Other challenges on the horizon are the Government’s academy agenda, which we will need to address in the near future. There is also the further expansion in our numbers to cope with. The school is either nearing capacity or oversubscribed in Years 7, 8 and 9. We expect next year’s Year 7 to be oversubscribed, which means we need to give further thought to the logistics of the school day. Planning permission for the Garden Village has been granted and a feasibility study into building an extension to the school already been completed.
Changes are coming but they will be gradual rather than rushed. I am a firm believer in evolution rather than revolution and whilst there is much work to be done, Seaham High School is a good school with a strong foundation on which to move forward. My appointment has coincided with the election of a new Chair of Governors following the retirement of Mr. David Wilkinson. Mr. Lee Brown who is a Parent Governor was elected as Chair in November and is also determined to see all students achieve their full potential.

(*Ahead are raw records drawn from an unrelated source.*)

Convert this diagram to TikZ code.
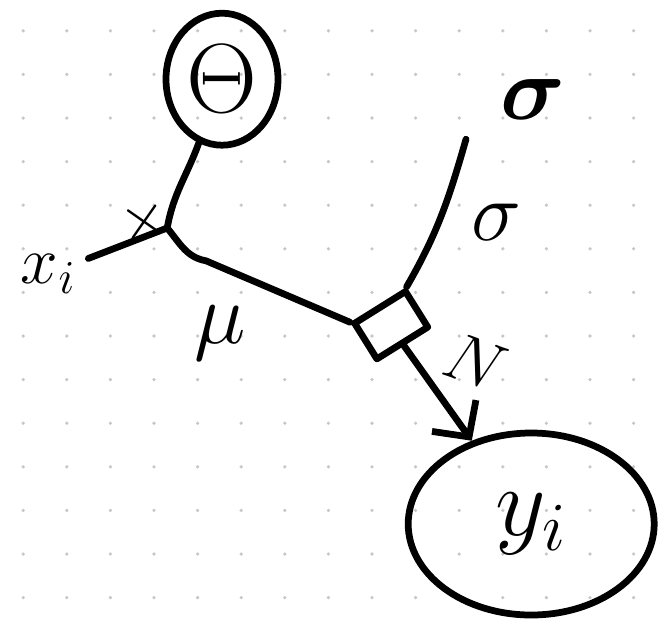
\RequirePackage{fix-cm}
\documentclass[tikz,border=0pt]{standalone}
\usepackage{amsmath}
\usetikzlibrary{arrows.meta,shapes.geometric}
\definecolor{dotgray}{gray}{0.78}
\begin{document}
\begin{tikzpicture}[
    pen/.style={line width=4.8pt,line cap=round,line join=round},
    lbl/.style={inner sep=0pt},
    varnode/.style={pen,draw,ellipse,inner sep=0pt}]
  \def\gap{1.09}
  \useasboundingbox (0,0) rectangle (16.55,-15.525);
  \foreach \i in {0,...,14}
    \foreach \j in {0,...,13}
      \fill[dotgray] (0.58+\gap*\i,-0.77-\gap*\j) circle (0.045);

  \node[varnode,minimum width=2.8cm,minimum height=3.3cm,
        font=\fontsize{70}{70}\selectfont] (theta) at (5.55,-1.98) {$\Theta$};
  \node[varnode,minimum width=6.15cm,minimum height=4.55cm,
        font=\fontsize{70}{70}\selectfont] (yi) at (13.28,-13.1) {$y_i$};
  \node[pen,draw,rectangle,rotate=32,minimum width=1.5cm,minimum height=1.05cm] (fac) at (9.78,-8.13) {};

  \coordinate (junc) at (4.18,-5.70);
  \coordinate (bend) at (5.15,-6.52);
  \coordinate (sigtop) at (11.65,-3.48);

  \node[lbl,font=\fontsize{48}{48}\selectfont] (xi) at (1.2,-6.85) {$x_i$};
  \node[lbl,font=\fontsize{44}{44}\selectfont,rotate=10] (times) at (3.62,-5.55) {$\times$};
  \node[lbl,font=\fontsize{62}{62}\selectfont] (mu) at (5.5,-8.33) {$\mu$};
  \node[lbl,font=\fontsize{64}{64}\selectfont] (sig) at (13.33,-2.5) {$\boldsymbol{\sigma}$};
  \node[lbl,font=\fontsize{60}{60}\selectfont] (siglbl) at (12.4,-5.55) {$\sigma$};
  \node[lbl,font=\fontsize{48}{48}\selectfont,rotate=-20] (norm) at (11.88,-9.05) {$N$};

  \draw[pen] (theta) to[out=-110,in=80] (junc);
  \draw[pen,shorten <=0.35cm] (xi) -- (junc);
  \draw[pen] (junc) to[out=-50,in=170] (bend) -- (fac.north west);
  \draw[pen] (sigtop) to[out=-106,in=60] (fac.north east);
  \draw[pen,-{Straight Barb[length=0.65cm,width=1.35cm]}] (fac.south) -- (yi);
\end{tikzpicture}
\end{document}
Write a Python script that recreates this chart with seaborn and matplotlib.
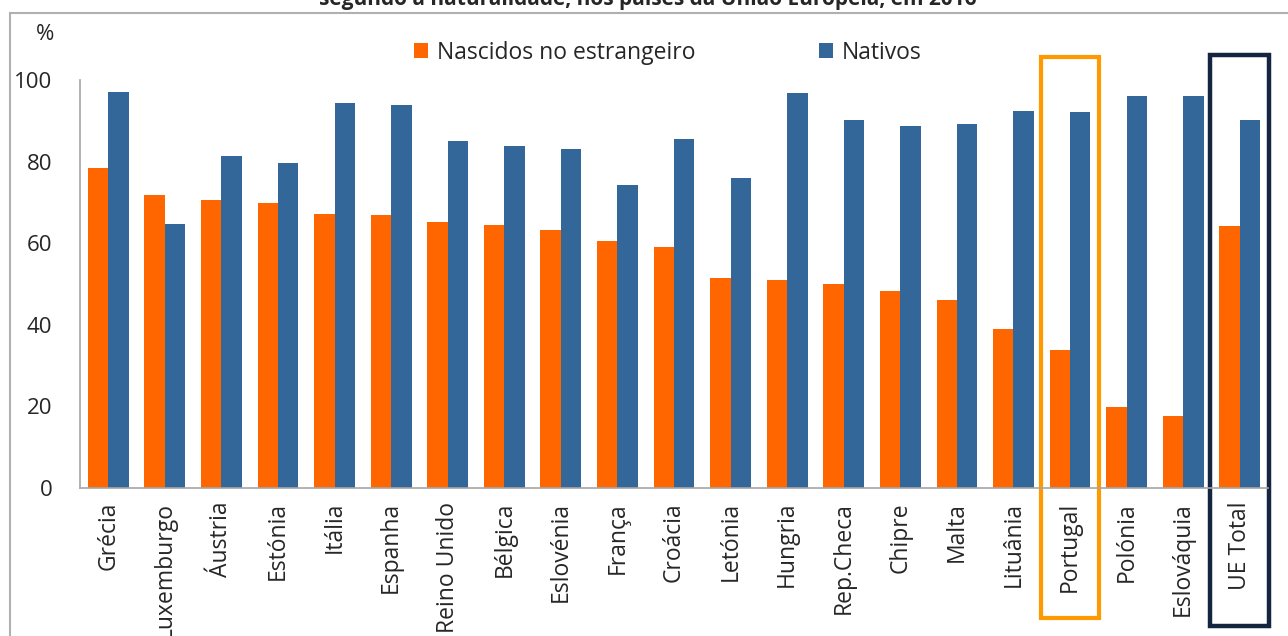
import pandas as pd
import numpy as np
import matplotlib.pyplot as plt
import seaborn as sns
from matplotlib.patches import Rectangle

# data
paises = ['Grécia', 'Luxemburgo', 'Áustria', 'Estónia', 'Itália', 'Espanha',
          'Reino Unido', 'Bélgica', 'Eslovénia', 'França', 'Croácia', 'Letónia',
          'Hungria', 'Rep.Checa', 'Chipre', 'Malta', 'Lituânia', 'Portugal',
          'Polónia', 'Eslováquia', 'UE Total']
estrangeiro = [78.4, 71.8, 70.6, 69.9, 67.2, 66.9, 65.2, 64.5, 63.2, 60.5, 59.1,
               51.5, 51.0, 50.0, 48.3, 46.1, 39.0, 33.8, 19.9, 17.6, 64.2]
nativos = [97.1, 64.7, 81.4, 79.7, 94.4, 93.9, 85.0, 83.8, 83.1, 74.3, 85.5,
           76.0, 96.8, 90.2, 88.7, 89.2, 92.4, 92.2, 96.1, 96.1, 90.2]
series = ['Nascidos no estrangeiro', 'Nativos']
cores = ['#FF6600', '#336699']

df = pd.DataFrame({'pais': paises * 2,
                   'valor': estrangeiro + nativos,
                   'grupo': [series[0]] * len(paises) + [series[1]] * len(paises)})

sns.set_style('white')
plt.rcParams['font.family'] = ['Open Sans', 'DejaVu Sans']

fig = plt.figure(figsize=(12.88, 6.36), dpi=100)
ax = fig.add_axes([0.0621, 0.2327, 0.9224, 0.6415])

sns.barplot(data=df, x='pais', y='valor', hue='grupo', palette=cores,
            width=0.72, linewidth=0, saturation=1, ax=ax)

ax.set_xlim(-0.5, len(paises) - 0.5)
ax.set_ylim(0, 100)
ax.set_yticks(range(0, 101, 20))
ax.set_xlabel('')
ax.set_ylabel('')
ax.tick_params(axis='x', labelrotation=90, labelsize=16.5, length=0, pad=10)
ax.tick_params(axis='y', labelsize=16, length=0, pad=20)
for s in ['top', 'right']:
    ax.spines[s].set_visible(False)
for s in ['left', 'bottom']:
    ax.spines[s].set_color('#A6A6A6')
    ax.spines[s].set_linewidth(1.2)

# legend
h, l = ax.get_legend_handles_labels()
ax.legend(h, l, loc='center', bbox_to_anchor=(0.5186, 0.917),
          bbox_transform=fig.transFigure, ncol=2, frameon=False,
          fontsize=16.5, handlelength=0.6, handleheight=0.6, handletextpad=0.4,
          columnspacing=5.4)

fig.text(0.035, 0.945, '%', fontsize=16, ha='center', va='center')

# highlight boxes
i_pt = paises.index('Portugal')
i_ue = paises.index('UE Total')
ax.add_patch(Rectangle((i_pt - 0.52, -31.9), 1.04, 137.5, fill=False,
                       edgecolor='#FF9900', linewidth=3, clip_on=False))
ax.add_patch(Rectangle((i_ue - 0.52, -33.8), 1.04, 139.9, fill=False,
                       edgecolor='#14253F', linewidth=3.2, clip_on=False))

# outer frame and clipped title
fig.patches.append(Rectangle((0.008, -0.05), 1.1, 1.03, transform=fig.transFigure,
                             fill=False, edgecolor='#B0B0B0', linewidth=1.5))
fig.text(0.503, 1.0, 'segundo a naturalidade, nos países da União Europeia, em 2016',
         fontsize=15, fontweight='bold', ha='center', va='center')

fig.savefig('out.png', dpi=100)
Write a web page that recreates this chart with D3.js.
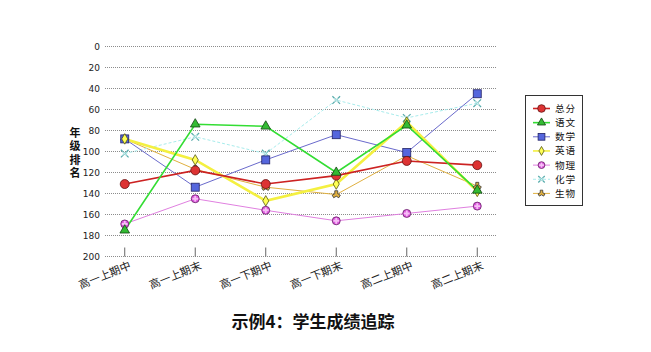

And on a final note, we are increasingly concerned at the number of vehicles parking on double yellow lines outside of the school at 3:05pm to pick students up. This is making an already busy road more congested and therefore more dangerous to the students who are leaving school. We have had a number of concerns expressed by members of the public and have passed these onto Durham police in addition to once again raising this as a concern ourselves. If you arrive before 3:00pm you are welcome to park in the school car park so that you can collect your child safely and without causing problems to other road users, however the gates do not re-open again until 3:15pm.
These are exciting times at Seaham High School and I am delighted to be part of it. I look forward to working with you and your children over the coming years.